Groups push for Affirmative Action Bill

King Odaifio Welentsi III and  Nana Oye Lithur (middle)pose with awardees.

King Odaifio Welentsi III and Nana Oye Lithur (middle)pose with awardees.

A Sensitisation forum to solicit support for the passage of the Affirmative Action (Gender Equality) Legislation Bill has been held in Accra, with participants pledging to see the bill promulgated before the current parliament expires.

The bill, which has received Cabinet approval and is awaiting parliamentary consent, aims at ensuring that at least 40 per cent of women are in leadership positions across all the sectors of the economy.

Among the attendees were political parties, civil society organizations and the media among other interest groups.

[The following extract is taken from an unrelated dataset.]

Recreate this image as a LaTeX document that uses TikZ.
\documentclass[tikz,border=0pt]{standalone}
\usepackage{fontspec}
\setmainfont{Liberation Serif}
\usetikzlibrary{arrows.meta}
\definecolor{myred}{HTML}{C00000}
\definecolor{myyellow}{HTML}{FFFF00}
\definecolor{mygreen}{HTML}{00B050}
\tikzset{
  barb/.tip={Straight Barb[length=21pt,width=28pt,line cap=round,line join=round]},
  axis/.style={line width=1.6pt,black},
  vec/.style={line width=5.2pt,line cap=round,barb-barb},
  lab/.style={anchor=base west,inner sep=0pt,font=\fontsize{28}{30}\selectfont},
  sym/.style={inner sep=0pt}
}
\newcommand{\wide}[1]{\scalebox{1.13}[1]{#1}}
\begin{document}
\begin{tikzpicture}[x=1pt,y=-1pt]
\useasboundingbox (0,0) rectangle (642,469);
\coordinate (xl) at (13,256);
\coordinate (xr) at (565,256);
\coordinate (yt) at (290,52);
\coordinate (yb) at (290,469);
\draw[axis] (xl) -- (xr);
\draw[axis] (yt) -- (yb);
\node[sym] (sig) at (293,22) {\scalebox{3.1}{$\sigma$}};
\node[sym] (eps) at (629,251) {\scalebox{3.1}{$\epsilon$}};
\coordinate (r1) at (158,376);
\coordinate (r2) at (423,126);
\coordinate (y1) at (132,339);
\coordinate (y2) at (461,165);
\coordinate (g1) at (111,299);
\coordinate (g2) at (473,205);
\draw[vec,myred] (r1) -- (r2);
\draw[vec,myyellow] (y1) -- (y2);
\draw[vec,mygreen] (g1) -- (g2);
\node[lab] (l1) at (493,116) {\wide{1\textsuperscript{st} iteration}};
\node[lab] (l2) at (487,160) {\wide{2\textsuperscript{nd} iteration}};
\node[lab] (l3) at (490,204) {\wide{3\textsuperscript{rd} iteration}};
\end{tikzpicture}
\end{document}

While the media is expected to highlight the aspects of the bill through their publications, the political parties are supposed to apply the bill, if passed into law, to provide a level playing field for women so as to create a balanced society.

The bill seeks to promote the active and full participation of women in public life, by providing a more equitable system of representation in electoral policies and governance in accordance with Ghana’s constitutional and international obligations.

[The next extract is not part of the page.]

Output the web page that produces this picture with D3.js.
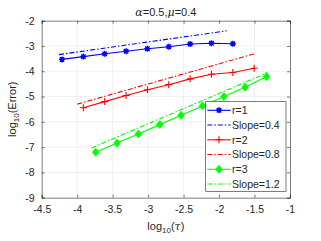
<!DOCTYPE html>
<html>
<head>
<meta charset="utf-8">
<script src="https://cdn.jsdelivr.net/npm/d3@7"></script>
<style>
  body { margin: 0; background: #fff; }
  text { font-family: "Liberation Sans", Arial, sans-serif; fill: #262626; }
</style>
</head>
<body>
<div id="chart"></div>
<script>
var width = 321, height = 241;
var margin = {left: 41.7, top: 20.7, right: 31, bottom: 43.3};

// data
var x1 = [-4.214, -3.913, -3.612, -3.311, -3.010, -2.709, -2.408, -2.107, -1.806];
var y1 = [-3.53, -3.42, -3.31, -3.21, -3.11, -3.03, -2.92, -2.89, -2.91];
var x2 = [-3.913, -3.612, -3.311, -3.010, -2.709, -2.408, -2.107, -1.806, -1.505];
var y2 = [-5.44, -5.20, -4.96, -4.73, -4.53, -4.30, -4.12, -4.05, -3.88];
var x3 = [-3.739, -3.438, -3.137, -2.836, -2.535, -2.234, -1.933, -1.632, -1.331];
var y3 = [-7.20, -6.84, -6.48, -6.11, -5.74, -5.37, -5.00, -4.63, -4.21];
var slopeX1 = [-4.256, -1.892], slopeY1 = [-3.34, -2.40];
var slopeX2 = [-3.998, -1.493], slopeY2 = [-5.30, -3.30];
var slopeX3 = [-3.795, -1.319], slopeY3 = [-7.03, -4.06];
var xTicks = [-4.5, -4, -3.5, -3, -2.5, -2, -1.5, -1];
var yTicks = [-9, -8, -7, -6, -5, -4, -3, -2];
var legendLabels = ["r=1", "Slope=0.4", "r=2", "Slope=0.8", "r=3", "Slope=1.2"];

var w = width - margin.left - margin.right,
    h = height - margin.top - margin.bottom;

var x = d3.scaleLinear().domain([-4.5, -1]).range([0, w]);
var y = d3.scaleLinear().domain([-9, -2]).range([h, 0]);

var svg = d3.select("#chart").append("svg")
    .attr("width", width)
    .attr("height", height);

var g = svg.append("g")
    .attr("transform", "translate(" + margin.left + "," + margin.top + ")");

g.append("rect").attr("width", w).attr("height", h).attr("fill", "#fff");

// grid
g.append("g").selectAll("line").data(xTicks.slice(1, -1)).enter().append("line")
    .attr("x1", function(d) { return x(d); }).attr("x2", function(d) { return x(d); })
    .attr("y1", 0).attr("y2", h)
    .attr("stroke", "#e6e6e6").attr("stroke-width", 0.6);
g.append("g").selectAll("line").data(yTicks.slice(1, -1)).enter().append("line")
    .attr("y1", function(d) { return y(d); }).attr("y2", function(d) { return y(d); })
    .attr("x1", 0).attr("x2", w)
    .attr("stroke", "#e6e6e6").attr("stroke-width", 0.6);

// axes
var xAxis = g.append("g").attr("transform", "translate(0," + h + ")")
    .call(d3.axisBottom(x).tickValues(xTicks).tickSize(-3).tickPadding(8)
      .tickFormat(function(d) { return String(d).replace("\u2212", "-"); }));
var yAxis = g.append("g")
    .call(d3.axisLeft(y).tickValues(yTicks).tickSize(-3).tickPadding(7)
      .tickFormat(function(d) { return String(d); }));
g.append("g").attr("transform", "translate(0,0)")
    .call(d3.axisTop(x).tickValues(xTicks).tickSize(-3).tickFormat(""));
g.append("g").attr("transform", "translate(" + w + ",0)")
    .call(d3.axisRight(y).tickValues(yTicks).tickSize(-3).tickFormat(""));
g.selectAll(".domain").attr("stroke", "#262626").attr("stroke-width", 0.6);
g.selectAll(".tick line").attr("stroke", "#262626").attr("stroke-width", 0.6);
g.selectAll(".tick text").attr("font-size", 10.5).attr("fill", "#262626")
    .style("font-family", "'Liberation Sans', Arial, sans-serif");

function zip(xs, ys) { return xs.map(function(v, i) { return [v, ys[i]]; }); }

var line = d3.line().x(function(d) { return x(d[0]); }).y(function(d) { return y(d[1]); });

var series = [
  {data: zip(x1, y1), slope: zip(slopeX1, slopeY1), color: "#0000ff", marker: "star"},
  {data: zip(x2, y2), slope: zip(slopeX2, slopeY2), color: "#ff0000", marker: "plus"},
  {data: zip(x3, y3), slope: zip(slopeX3, slopeY3), color: "#00ff00", marker: "diamond"}
];

function drawMarker(sel, kind, color) {
  if (kind === "star") {
    sel.append("path")
      .attr("d", "M-3,0L3,0M0,-3L0,3M-2.2,-2.2L2.2,2.2M-2.2,2.2L2.2,-2.2")
      .attr("stroke", color).attr("stroke-width", 1.4);
    sel.append("circle").attr("r", 1.8).attr("fill", color);
  } else if (kind === "plus") {
    sel.append("path").attr("d", "M-3.5,0L3.5,0M0,-3.5L0,3.5")
      .attr("stroke", color).attr("stroke-width", 1.1);
  } else {
    sel.append("path").attr("d", "M0,-4L3.3,0L0,4L-3.3,0Z")
      .attr("fill", color).attr("stroke", color).attr("stroke-width", 0.8);
  }
}

series.forEach(function(s) {
  g.append("path").datum(s.slope).attr("d", line)
    .attr("fill", "none").attr("stroke", s.color).attr("stroke-width", 1.1)
    .attr("stroke-dasharray", "5,2,1.5,2");
  g.append("path").datum(s.data).attr("d", line)
    .attr("fill", "none").attr("stroke", s.color).attr("stroke-width", 1.1);
  s.data.forEach(function(d) {
    var m = g.append("g").attr("transform", "translate(" + x(d[0]) + "," + y(d[1]) + ")");
    drawMarker(m, s.marker, s.color);
  });
});

// legend
var lx = 205.7, ly = 101.7, lw = 80.3, lh = 89.8;
var legend = svg.append("g");
legend.append("rect").attr("x", lx).attr("y", ly).attr("width", lw).attr("height", lh)
    .attr("fill", "#fff").attr("stroke", "#262626").attr("stroke-width", 0.6);
legendLabels.forEach(function(lab, i) {
  var s = series[Math.floor(i / 2)];
  var yy = 110.3 + i * 14.75;
  legend.append("line").attr("x1", 207.3).attr("x2", 230.7).attr("y1", yy).attr("y2", yy)
    .attr("stroke", s.color).attr("stroke-width", 1.1)
    .attr("stroke-dasharray", i % 2 ? "5,2,1.5,2" : null);
  if (i % 2 === 0) {
    var m = legend.append("g").attr("transform", "translate(219," + yy + ")");
    drawMarker(m, s.marker, s.color);
  }
  legend.append("text").attr("x", 232).attr("y", yy).attr("dy", "0.36em")
    .attr("font-size", 10.5).text(lab);
});

// title
var title = svg.append("text").attr("x", margin.left + w / 2).attr("y", 16)
    .attr("text-anchor", "middle").attr("font-size", 11);
title.append("tspan").attr("font-family", "'DejaVu Serif', serif").attr("font-style", "italic").text("\u03b1");
title.append("tspan").text("=0.5,");
title.append("tspan").attr("font-family", "'DejaVu Serif', serif").attr("font-style", "italic").text("\u03bc");
title.append("tspan").text("=0.4");

// x label
var xl = svg.append("text").attr("x", margin.left + w / 2).attr("y", 230)
    .attr("text-anchor", "middle").attr("font-size", 11);
xl.append("tspan").text("log");
xl.append("tspan").attr("font-size", 8).attr("dy", 3).text("10");
xl.append("tspan").attr("dy", -3).text("(");
xl.append("tspan").attr("font-family", "'DejaVu Serif', serif").attr("font-style", "italic").text("\u03c4");
xl.append("tspan").text(")");

// y label
var yl = svg.append("text").attr("transform", "translate(16," + (margin.top + h / 2) + ") rotate(-90)")
    .attr("text-anchor", "middle").attr("font-size", 11);
yl.append("tspan").text("log");
yl.append("tspan").attr("font-size", 8).attr("dy", 3).text("10");
yl.append("tspan").attr("dy", -3).text("(Error)");
</script>
</body>
</html>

It also provides a framework to help eliminate discrimination on the basis that each citizen shares equal right to self-development and that, women with equal abilities should have equal opportunities without any hindrances.

With 40 clauses, the bill seeks to provide gender equity across governance, political leadership positions, private sector, traditional authorities and other spheres of the national economy.

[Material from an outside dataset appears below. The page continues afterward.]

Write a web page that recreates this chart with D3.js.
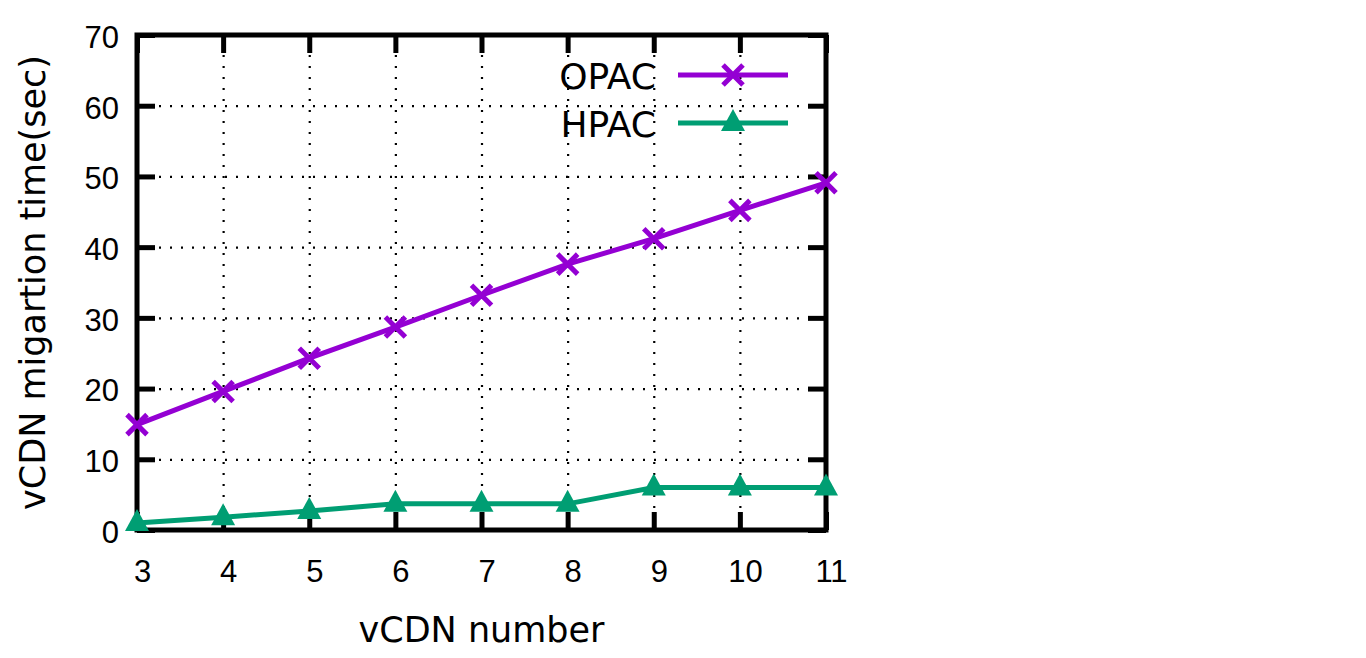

Opening the forum yesterday the Deputy Minister of Gender, Children and Social Protection  Mrs. Della Sowah, said government remained committed to the passage of the bill, which has been on the shelve since 1998, into law.

In her view, the low representation of women in national decision- making was as a result of cultural belief of the citizenry, which had led to stigmatization, keeping many competent women from taking up positions.

The deputy minister said “The law will rectify historical wrongdoings by mandating that certain opportunities be made available to those distinguished by gender, minority or those under-presented in society”, she stressed and called on stakeholders to ensure the law was adhered to if passed.

Mrs. Comfort Addo, the acting Director, Department of Gender, said the mere inclusion of the 40 per cent as required by the law was insufficient to guarantee gender parity in Ghana’s governance and corporate circles.

“We must make real effort and make this a law that should any government, political party, district assembly, or even a private firm fails to have 40 per cent of women in their fold, then they can be taken on”, she said adding “the time is now to address the gender imbalance in our society.”

The Moderator of the forum, Ms. Joana Opare, on noted that increasing women participation and representation in governance was “arguably the foundation on which other gender related issues would be built.”

She said if that was done, the fight against the marginalisation of minority groups in society would be subdued and asked that people rejected the notion that gender issues only had to do with women.